106. Pulm PEEPs Pearls: ICI Pneumonitis

We are so excited to be launching a new series here at Pulm PEEPs! We’ll be talking about high yield topics in 15 minutes or less. In this series, Furf and Monty will tackle core points and provide an overview, key points, and further reading. We’re starting with a key point review of Immune Checkpoint Inhibitor Pneumonitis. Let us know if there are other topics you want to hear about!

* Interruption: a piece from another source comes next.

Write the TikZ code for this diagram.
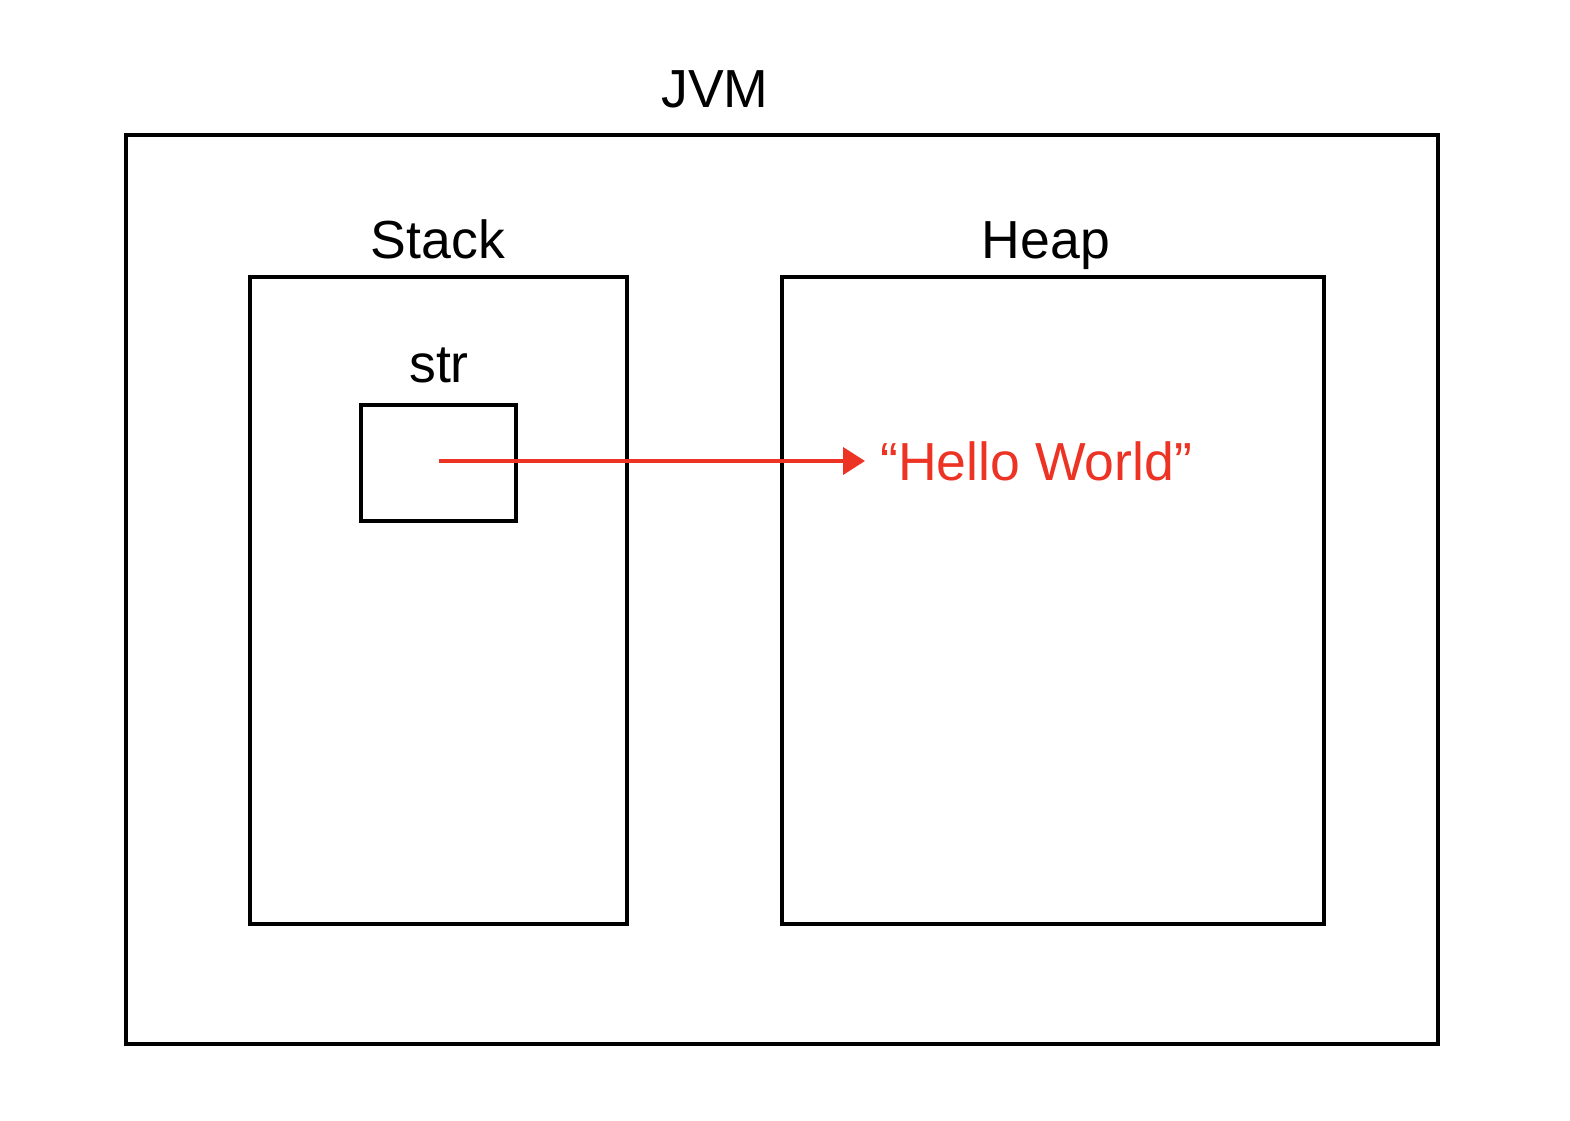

  1. Epidemiology & Pathophysiology
    • Increasingly common as immunotherapy use grows in oncology.
    • Caused by immune activation from PD-1, PD-L1, or CTLA-4 inhibitors.
    • Mechanisms:
      1. Overactive T cells
      2. Autoantibody production
      3. Cytokine-mediated inflammation (e.g., ↑IL-1, ↑IL-6)
  1. Clinical Suspicion & Diagnosis
    • Any new respiratory symptoms in a patient currently or previously on ICI → consider ICI pneumonitis.
    • CT findings are variable: can mimic organizing pneumonia, NSIP, ARDS, or diffuse ground glass opacities. Imaging pattern does not determine severity grade.
    • Diagnosis is of exclusion — infection and malignancy progression must be ruled out first.
    • Workup:
      • Broad infectious evaluation (cultures, viral panel, fungal markers).
      • Early bronchoscopy with BAL if feasible — typically lymphocyte-predominant in ICI pneumonitis.
      • Screen for TB and hepatitis early (in case infliximab is needed).
  1. Severity Grading (Symptom- & O₂-based, not imaging-based)
    • Grade 1: Asymptomatic → monitor, may hold ICI.
    • Grade 2: Symptomatic but not hypoxic → prednisone 1 mg/kg/day PO.
    • Grade 3–4: Hypoxemia or ICU-level care → methylprednisolone 1–2 mg/kg/day IV. Usually hold or permanently stop ICI.
  1. Steroid Management
    • Typical taper: over 6 weeks for grade ≥3.
      • Week 1: 1–2 mg/kg/day
      • Gradual step-down to 0.25 mg/kg/day by week 5, then stop week 6.
    • Chronic/recurrent cases may need slower tapers over months.
    • Add GI prophylaxis and PJP prophylaxis during prolonged steroid use.
  1. If Steroids Fail (no improvement after 48–72 hrs)
    • Consider adding:
      • IVIG (2 g/kg over 5 days)
      • Infliximab (TNF-α inhibitor — requires TB/hepatitis screening)
      • Mycophenolate mofetil (1–1.5 g/day BID or TID, start at effective dose quickly)
    • IVIG may have lower mortality in some series but comes with risks (volume overload, thrombosis, infusion reactions).
  1. Emerging Therapies
    • JAK inhibitors are under investigation as possible future options.
  1. Multidisciplinary Care
    • ICU management is a team sport — coordinate with oncology, critical care, infectious disease, and pharmacy.

 

 

  1. Managing Immune Checkpoint Inhibitor Pneumonitis in the ICU. Montemayor, Kristina et al.CHEST Critical Care, Volume 3, Issue 1, 100126
  2. Lavalle S, Masiello E, Valerio MR, Aliprandi A, Scandurra G, Gebbia V, Sambataro D. Immune checkpoint inhibitor therapy‑related pneumonitis: How, when and why to diagnose and manage (Review). Exp Ther Med. 2024 Jul 30;28(4):381. doi: 10.3892/etm.2024.12670. PMID: 39113908; PMCID: PMC11304171.
  3. Delaunay M, Prévot G, Collot S, Guilleminault L, Didier A, Mazières J. Management of pulmonary toxicity associated with immune checkpoint inhibitors. Eur Respir Rev. 2019 Nov 6;28(154):190012. doi: 10.1183/16000617.0012-2019. PMID: 31694838; PMCID: PMC9488507.